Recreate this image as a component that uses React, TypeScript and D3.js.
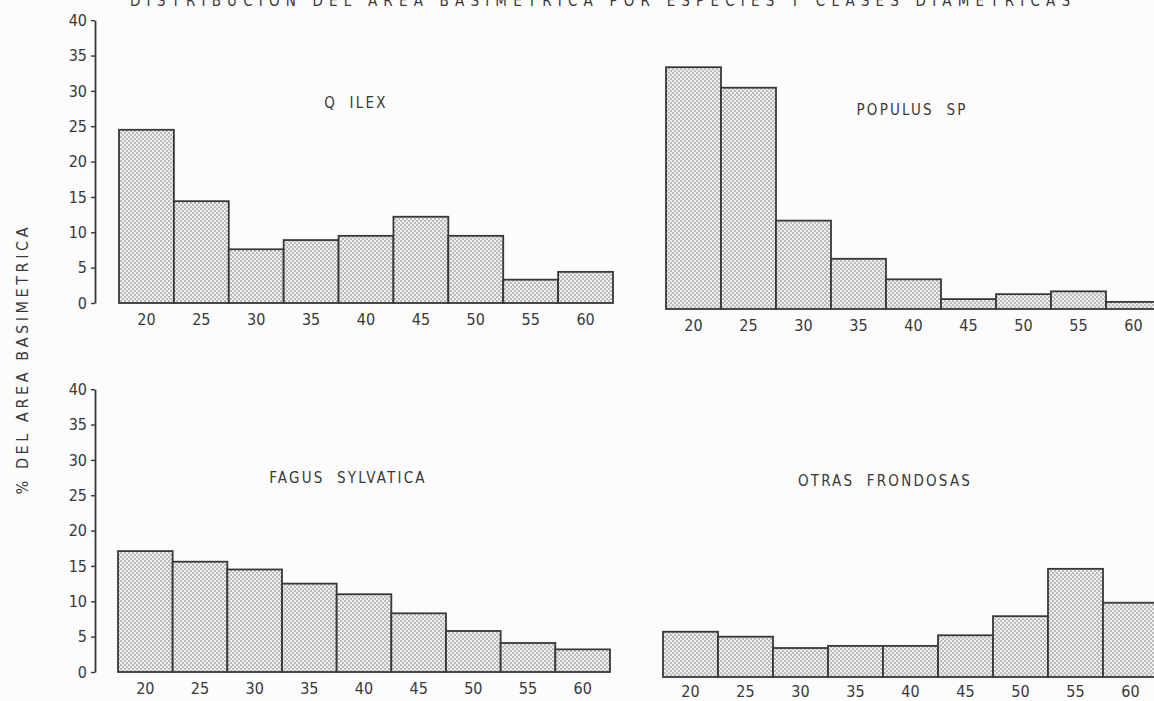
import React, { useEffect, useRef } from 'react';
import * as d3 from 'd3';

// clases diametricas (cm)
const classes = ['20', '25', '30', '35', '40', '45', '50', '55', '60'];
const yTicks = [0, 5, 10, 15, 20, 25, 30, 35, 40];

// % del area basimetrica por especie
const qIlex = [24.5, 14.4, 7.6, 8.9, 9.5, 12.2, 9.5, 3.3, 4.4];
const populus = [34.2, 31.3, 12.5, 7.1, 4.2, 1.4, 2.1, 2.5, 1.0];
const fagus = [17.1, 15.6, 14.5, 12.5, 11.0, 8.3, 5.8, 4.1, 3.2];
const otras = [6.4, 5.7, 4.1, 4.4, 4.4, 5.9, 8.6, 15.3, 10.5];

const speciesNames = ['Q ILEX', 'POPULUS SP', 'FAGUS SYLVATICA', 'OTRAS FRONDOSAS'];
const speciesValues = [qIlex, populus, fagus, otras];

// panel layout (page pixels)
const layout = [
  { x0: 119, x1: 613, base: 303, axis: true, tx: 356, ty: 108, pad: 11 },
  { x0: 666, x1: 1161, base: 309, axis: false, tx: 912, ty: 115, pad: 11 },
  { x0: 118, x1: 610, base: 672, axis: true, tx: 348, ty: 483, pad: 11 },
  { x0: 663, x1: 1158, base: 677, axis: false, tx: 885, ty: 486, pad: 9 },
];

const W = 1154;
const H = 701;
const unit = 7.07; // px per percent
const ink = '#383838';
const font = "'DejaVu Sans Condensed', 'DejaVu Sans', sans-serif";

const App = () => {
  const svgRef = useRef<SVGSVGElement>(null);

  useEffect(() => {
    const svg = d3.select(svgRef.current);
    svg.selectAll('*').remove();

    svg.append('rect').attr('width', W).attr('height', H).attr('fill', '#fcfcfc');

    // stipple fill (staggered dots)
    const pat = svg
      .append('defs')
      .append('pattern')
      .attr('id', 'dots')
      .attr('patternUnits', 'userSpaceOnUse')
      .attr('width', 4)
      .attr('height', 4);
    pat.append('rect').attr('width', 4).attr('height', 4).attr('fill', '#eeeeee');
    pat.append('circle').attr('cx', 1).attr('cy', 1).attr('r', 0.8).attr('fill', '#7c7c7c');
    pat.append('circle').attr('cx', 3).attr('cy', 3).attr('r', 0.8).attr('fill', '#7c7c7c');

    // cut-off heading at the top of the scan
    svg
      .append('text')
      .attr('x', 130)
      .attr('y', 6)
      .attr('textLength', 940)
      .attr('lengthAdjust', 'spacing')
      .attr('font-family', font)
      .attr('font-size', 15)
      .attr('fill', ink)
      .text('DISTRIBUCION DEL AREA BASIMETRICA POR ESPECIES Y CLASES DIAMETRICAS');

    // y label
    svg
      .append('text')
      .attr('transform', 'translate(28, 361) rotate(-90)')
      .attr('text-anchor', 'middle')
      .attr('textLength', 267)
      .attr('lengthAdjust', 'spacing')
      .attr('font-family', font)
      .attr('font-size', 16)
      .attr('fill', ink)
      .text('% DEL AREA BASIMETRICA');

    layout.forEach((p, i) => {
      const values = speciesValues[i];
      const x = d3.scaleBand<string>().domain(classes).range([p.x0, p.x1]).padding(0);
      const y = d3
        .scaleLinear()
        .domain([0, 40])
        .range([p.base, p.base - 40 * unit]);

      const g = svg.append('g');

      g.selectAll('rect.bar')
        .data(values)
        .enter()
        .append('rect')
        .attr('class', 'bar')
        .attr('x', (_, j) => x(classes[j]) as number)
        .attr('y', (d) => y(d))
        .attr('width', x.bandwidth())
        .attr('height', (d) => y(0) - y(d))
        .attr('fill', 'url(#dots)')
        .attr('stroke', ink)
        .attr('stroke-width', 1.8);

      // x labels
      const xAxis = g
        .append('g')
        .attr('transform', `translate(0, ${p.base})`)
        .call(d3.axisBottom(x).tickSize(0).tickPadding(p.pad));
      xAxis.select('.domain').remove();
      xAxis
        .selectAll('text')
        .attr('font-family', font)
        .attr('font-size', 16)
        .attr('fill', ink);

      if (p.axis) {
        const yAxis = g
          .append('g')
          .attr('transform', 'translate(95, 0)')
          .call(
            d3
              .axisLeft(y)
              .tickValues(yTicks)
              .tickSizeInner(4)
              .tickSizeOuter(0)
              .tickPadding(4)
          );
        yAxis.select('.domain').attr('stroke', ink).attr('stroke-width', 1.8);
        yAxis.selectAll('line').attr('stroke', ink).attr('stroke-width', 1.4);
        yAxis
          .selectAll('text')
          .attr('font-family', font)
          .attr('font-size', 16)
          .attr('fill', ink);
      }

      g.append('text')
        .attr('x', p.tx)
        .attr('y', p.ty)
        .attr('text-anchor', 'middle')
        .attr('font-family', font)
        .attr('font-size', 15)
        .attr('letter-spacing', 2.2)
        .attr('word-spacing', 6)
        .attr('fill', ink)
        .text(speciesNames[i]);
    });
  }, []);

  return (
    <svg
      ref={svgRef}
      width={W}
      height={H}
      style={{ position: 'absolute', left: 0, top: 0, display: 'block' }}
    />
  );
};

export default App;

▬▬▬▬▬▬

Reproduce all of the data exactly; the pictures do not belong in the copy.

Recreate this image as a component that uses React, TypeScript and D3.js.
import React, { useEffect, useRef } from 'react';
import * as d3 from 'd3';

// clases diametricas (cm)
const classes = ['20', '25', '30', '35', '40', '45', '50', '55', '60'];
const yTicks = [0, 5, 10, 15, 20, 25, 30, 35, 40];

// % del area basimetrica por especie
const qIlex = [24.5, 14.4, 7.6, 8.9, 9.5, 12.2, 9.5, 3.3, 4.4];
const populus = [34.2, 31.3, 12.5, 7.1, 4.2, 1.4, 2.1, 2.5, 1.0];
const fagus = [17.1, 15.6, 14.5, 12.5, 11.0, 8.3, 5.8, 4.1, 3.2];
const otras = [6.4, 5.7, 4.1, 4.4, 4.4, 5.9, 8.6, 15.3, 10.5];

const speciesNames = ['Q ILEX', 'POPULUS SP', 'FAGUS SYLVATICA', 'OTRAS FRONDOSAS'];
const speciesValues = [qIlex, populus, fagus, otras];

// panel layout (page pixels)
const layout = [
  { x0: 119, x1: 613, base: 303, axis: true, tx: 356, ty: 108, pad: 11 },
  { x0: 666, x1: 1161, base: 309, axis: false, tx: 912, ty: 115, pad: 11 },
  { x0: 118, x1: 610, base: 672, axis: true, tx: 348, ty: 483, pad: 11 },
  { x0: 663, x1: 1158, base: 677, axis: false, tx: 885, ty: 486, pad: 9 },
];

const W = 1154;
const H = 701;
const unit = 7.07; // px per percent
const ink = '#383838';
const font = "'DejaVu Sans Condensed', 'DejaVu Sans', sans-serif";

const App = () => {
  const svgRef = useRef<SVGSVGElement>(null);

  useEffect(() => {
    const svg = d3.select(svgRef.current);
    svg.selectAll('*').remove();

    svg.append('rect').attr('width', W).attr('height', H).attr('fill', '#fcfcfc');

    // stipple fill (staggered dots)
    const pat = svg
      .append('defs')
      .append('pattern')
      .attr('id', 'dots')
      .attr('patternUnits', 'userSpaceOnUse')
      .attr('width', 4)
      .attr('height', 4);
    pat.append('rect').attr('width', 4).attr('height', 4).attr('fill', '#eeeeee');
    pat.append('circle').attr('cx', 1).attr('cy', 1).attr('r', 0.8).attr('fill', '#7c7c7c');
    pat.append('circle').attr('cx', 3).attr('cy', 3).attr('r', 0.8).attr('fill', '#7c7c7c');

    // cut-off heading at the top of the scan
    svg
      .append('text')
      .attr('x', 130)
      .attr('y', 6)
      .attr('textLength', 940)
      .attr('lengthAdjust', 'spacing')
      .attr('font-family', font)
      .attr('font-size', 15)
      .attr('fill', ink)
      .text('DISTRIBUCION DEL AREA BASIMETRICA POR ESPECIES Y CLASES DIAMETRICAS');

    // y label
    svg
      .append('text')
      .attr('transform', 'translate(28, 361) rotate(-90)')
      .attr('text-anchor', 'middle')
      .attr('textLength', 267)
      .attr('lengthAdjust', 'spacing')
      .attr('font-family', font)
      .attr('font-size', 16)
      .attr('fill', ink)
      .text('% DEL AREA BASIMETRICA');

    layout.forEach((p, i) => {
      const values = speciesValues[i];
      const x = d3.scaleBand<string>().domain(classes).range([p.x0, p.x1]).padding(0);
      const y = d3
        .scaleLinear()
        .domain([0, 40])
        .range([p.base, p.base - 40 * unit]);

      const g = svg.append('g');

      g.selectAll('rect.bar')
        .data(values)
        .enter()
        .append('rect')
        .attr('class', 'bar')
        .attr('x', (_, j) => x(classes[j]) as number)
        .attr('y', (d) => y(d))
        .attr('width', x.bandwidth())
        .attr('height', (d) => y(0) - y(d))
        .attr('fill', 'url(#dots)')
        .attr('stroke', ink)
        .attr('stroke-width', 1.8);

      // x labels
      const xAxis = g
        .append('g')
        .attr('transform', `translate(0, ${p.base})`)
        .call(d3.axisBottom(x).tickSize(0).tickPadding(p.pad));
      xAxis.select('.domain').remove();
      xAxis
        .selectAll('text')
        .attr('font-family', font)
        .attr('font-size', 16)
        .attr('fill', ink);

      if (p.axis) {
        const yAxis = g
          .append('g')
          .attr('transform', 'translate(95, 0)')
          .call(
            d3
              .axisLeft(y)
              .tickValues(yTicks)
              .tickSizeInner(4)
              .tickSizeOuter(0)
              .tickPadding(4)
          );
        yAxis.select('.domain').attr('stroke', ink).attr('stroke-width', 1.8);
        yAxis.selectAll('line').attr('stroke', ink).attr('stroke-width', 1.4);
        yAxis
          .selectAll('text')
          .attr('font-family', font)
          .attr('font-size', 16)
          .attr('fill', ink);
      }

      g.append('text')
        .attr('x', p.tx)
        .attr('y', p.ty)
        .attr('text-anchor', 'middle')
        .attr('font-family', font)
        .attr('font-size', 15)
        .attr('letter-spacing', 2.2)
        .attr('word-spacing', 6)
        .attr('fill', ink)
        .text(speciesNames[i]);
    });
  }, []);

  return (
    <svg
      ref={svgRef}
      width={W}
      height={H}
      style={{ position: 'absolute', left: 0, top: 0, display: 'block' }}
    />
  );
};

export default App;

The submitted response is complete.